Granted, I'm not this movie's target audience, but I saw this movie in a theater packed with little kids. Their laughter was sporadic and it didn't take long for them to become restless. Believe me, several hundred restless kids hopped up on soda and sugary concession stand treats does little to increase a movie's enjoyment appeal.
A few years back Disney had a hit with its remake of Freaky Friday. Now it seems we are going to be forced to endure a series of live action remakes of their old films, each one a little less enjoyable than the one before it.
Tim Allen in The Shaggy Dog.
My 10 year old was eager to see The Shaggy Dog but only enjoyed a few scenes. He liked when Allen was chasing the cat and knocked the old lady into the tree and when the monkey used the cattle prod.
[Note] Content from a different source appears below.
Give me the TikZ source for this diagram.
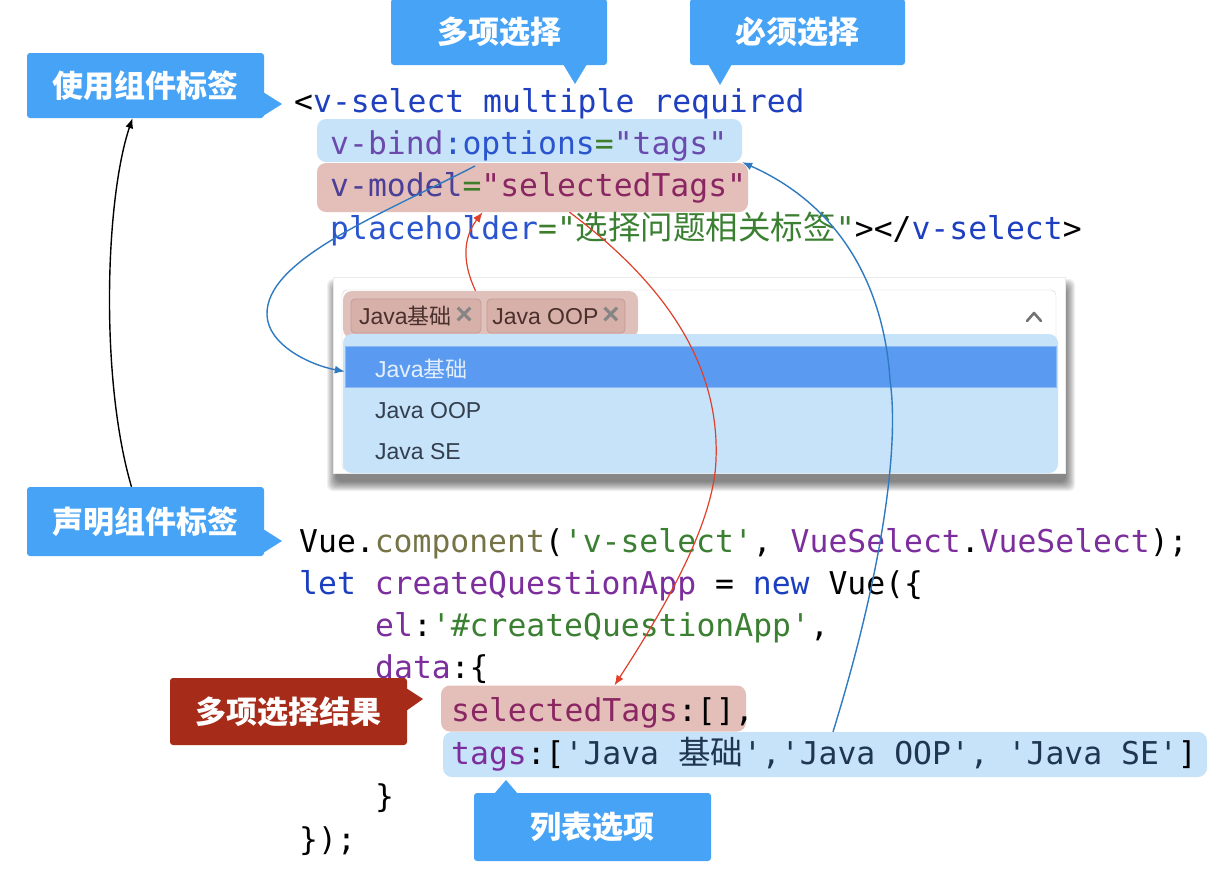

So, other than those 30 seconds, he merely sat there and twice asked how long the movie had left.
I disliked the movie even more. I was so bored that I did my usual political analyses of a Disney movie. The Shaggy Dog is uncharacteristically Disney in that the parents are actually together in the movie. In true Disney form though, Christianity is no where to be seen but the beginning of the movie has meditating Tibetan Monks. Like Brother Bear showed American Indian mysticism, Disney is not afraid to show religion in their movies as long as it is not Christianity.
Also like Brother Bear, The Shaggy Dog is on a mission to humanize animals. At the end of the movie Allen has a speech about how animals having feelings. According to Disney, animals are just humans with more hair.